ST. LOUIS – Not since abstract expressionist Jackson Pollock began squirting paint on to canvas with a turkey baster has anything so ugly proved as successful as the Vancouver Canucks’ power play did on Thursday night.
A two-minute five-on-three, as grotesque as it was surprising, ended with Bo Horvat hacking in a tying goal in the third period before Josh Leivo scored the only goal of a six-round shootout to give the Canucks a 4-3 victory over the Stanley Cup-champion St. Louis Blues.
Officially, the Canucks didn’t register a shot on net during their two-man advantage before Horvat scored in a pileup at 12:05 after teammate Elias Pettersson was stopped on the goal-line by defenceman Colton Parayko as the Blues’ penalties ended.
It was a dubious power-play “success,” but did not diminish the Canucks’ overall achievement: a comeback road victory from a 3-1 deficit and four-game National Hockey League winning streak – something Vancouver has built in six games that it could not construct over a full season a year ago.
“I don’t think our guys were clean (on the power play),” Canuck coach Travis Green said. “It wasn’t a clean game for our group tonight with our passing. But, man, you’re not going to ever complain about a gutsy win like that by our team.
“It should give them some belief that they’re finding ways to win hockey games, especially with a group that hasn’t played together for a while. I think any coach will tell you, if you can have success early, you get a lot more buy-in within your group and even from coaches to players.”
The Canucks are 4-2 after starting the season with a pair of road losses, and there have been different paths to victory in all four wins. They visit the New Jersey Devils and New York Rangers for winnable games Saturday and Sunday before ending their four-game trip Tuesday in Detroit.
Something is happening here.
“That’s what we want to do here; we want to win,” Horvat, the captain who was around for all the losing in Vancouver the last four seasons, said after his first goal of the season. “Guys are feeling good right now, guys are confident. At the same time, it should push us to want to win more. I think we have that group in here that hates losing. We’re playing some good hockey right now.”
Just not for the first two periods on Thursday.
The game pivoted on two key special-teams stretches: an 80-second St. Louis two-man-advantage that Vancouver’s league-leading shorthanded unit killed off in the second period when the Blues already led 3-1; and the controversial five-on-three the Canucks began at 10:05 of the third period.
Referee Trevor Hanson made a questionable goalie interference call against Blues winger Robert Thomas, who was bumped by Vancouver defenceman Tyler Myers, then doubled down by nailing St. Louis with a bench minor for arguing.
Even the Canucks were surprised to get a two-man-advantage for two minutes. Surprised, as in, when they went out for the power-play faceoff they thought it was a five-on-four.

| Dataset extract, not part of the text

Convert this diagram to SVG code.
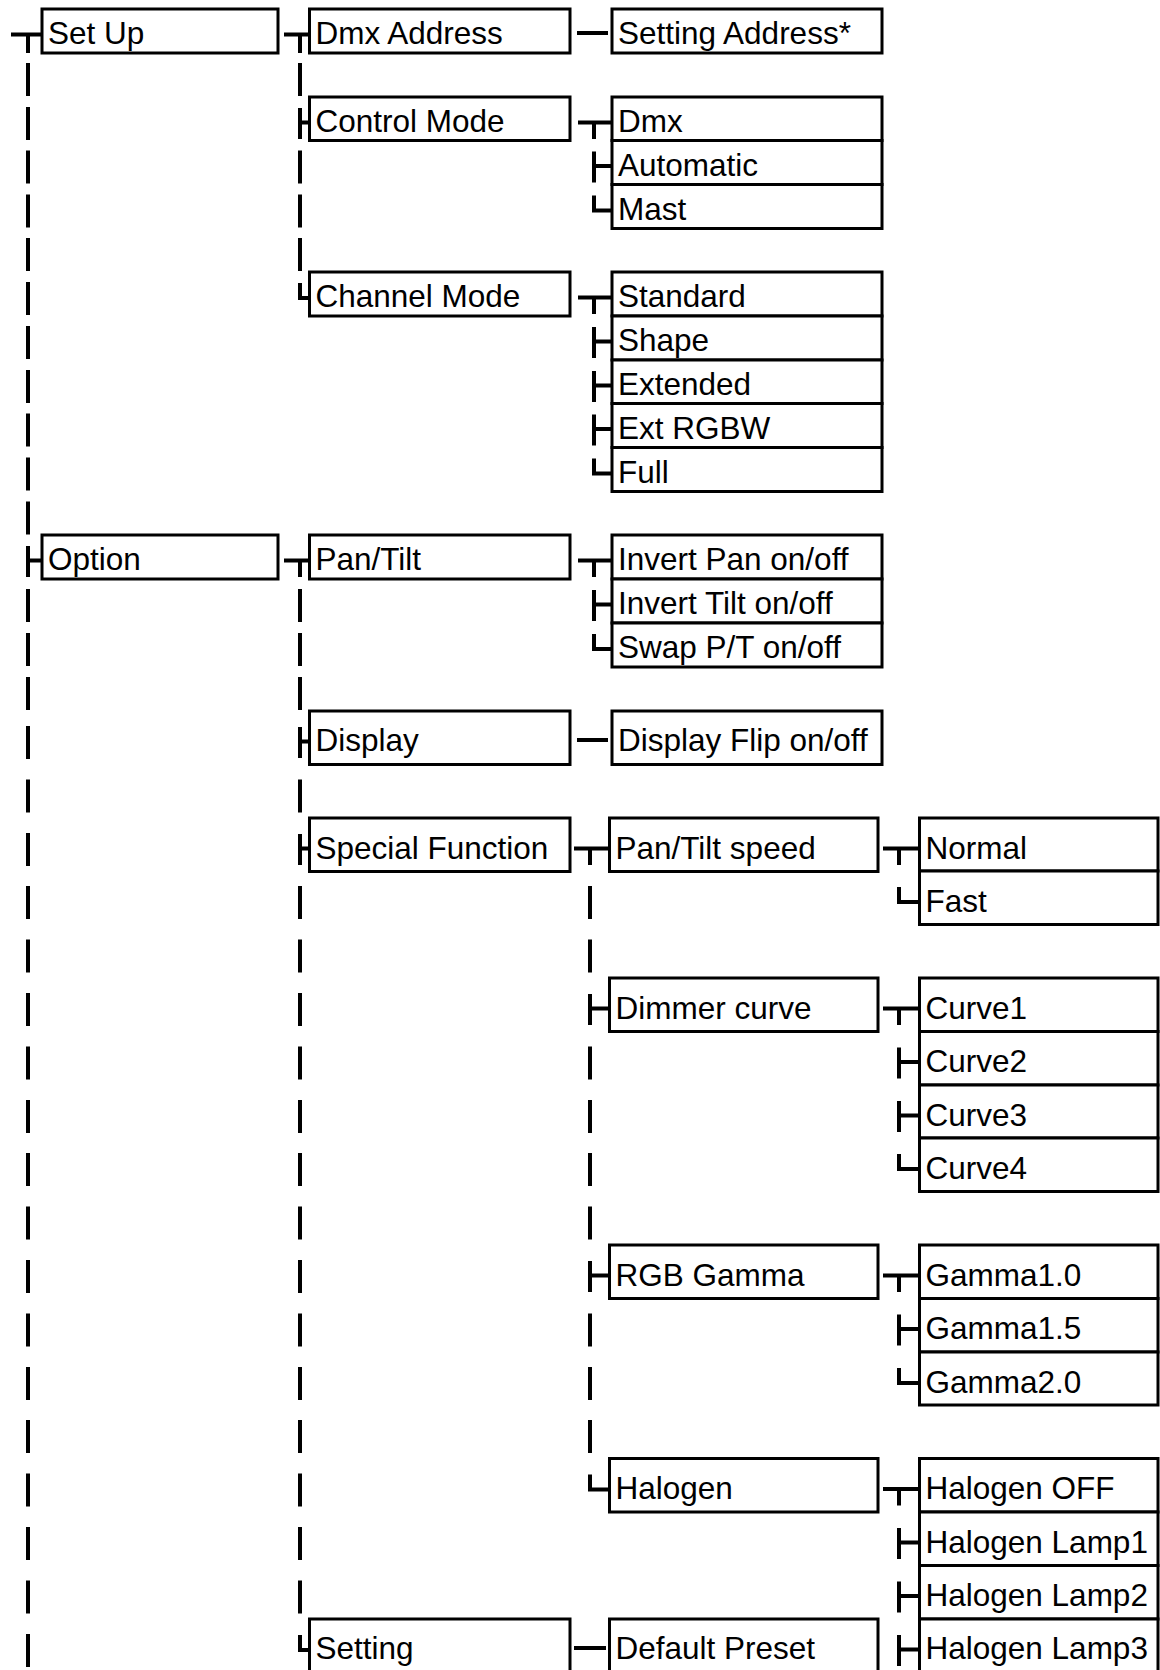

“We were confused at first,” Myers admitted. “When the faceoff was going, a lot of us on the bench didn’t even realize we had a five-on-three. We didn’t know they had a bench minor. But we handled it. It was a great, greasy goal – like a lot of goals in the league.”
Was it a fair call against Thomas?
“You don’t like when a guy bumps your goalie like that,” Myers said. “I know I bumped (Thomas), but I couldn’t see if he was able to avoid contact or not.”
Horvat swooped in to bump the puck into the net with Parayko and Pettersson swimming in the crease behind goalie Jordan Binnington.
“It wasn’t pretty, that’s for sure,” Horvat said of the critical power play. “At first we didn’t even know it was a five-on-three. We just thought there was (one) penalty. It was kind of out of sorts from there, but we found a way to get it done.”
Canuck penalty killing, backed by goalie Thatcher Demko, was far more impressive than the power play. It finished the night four-for-four and has now allowed just one goal on 20 disadvantages this season. It was ranked No. 1 in the NHL even before Thursday.
“If we had a chance to come back, we had to kill that one off,” Demko said of the Blues’ five-on-three in which he made a point-blank save on Brayden Schenn and strong stops against Vladimir Tarasenko and Alex Pietrangelo. “It was a pretty long one, but we have some of the best penalty-killers in the league, I think, in this room. There’s a lot of confidence in that unit and it ended up getting the job done.”
“I think the guys are just buying in,” Green said of the PK. “I think we’ve got players that are slotted to kill penalties and take a lot of pride in it. That’s a big part of penalty killing. It doesn’t get a lot of credit a lot of nights, and it’s not an easy job to do. I think they’re smart players and they compete hard.
“Everyone talks about how your power play needs to score to win. It’s no different with your penalty kill. It’s the exact same thing except those guys don’t get the credit for it, the power-play guys do. The guys in the room, they know.”
And they know a lot more now than they did two weeks ago.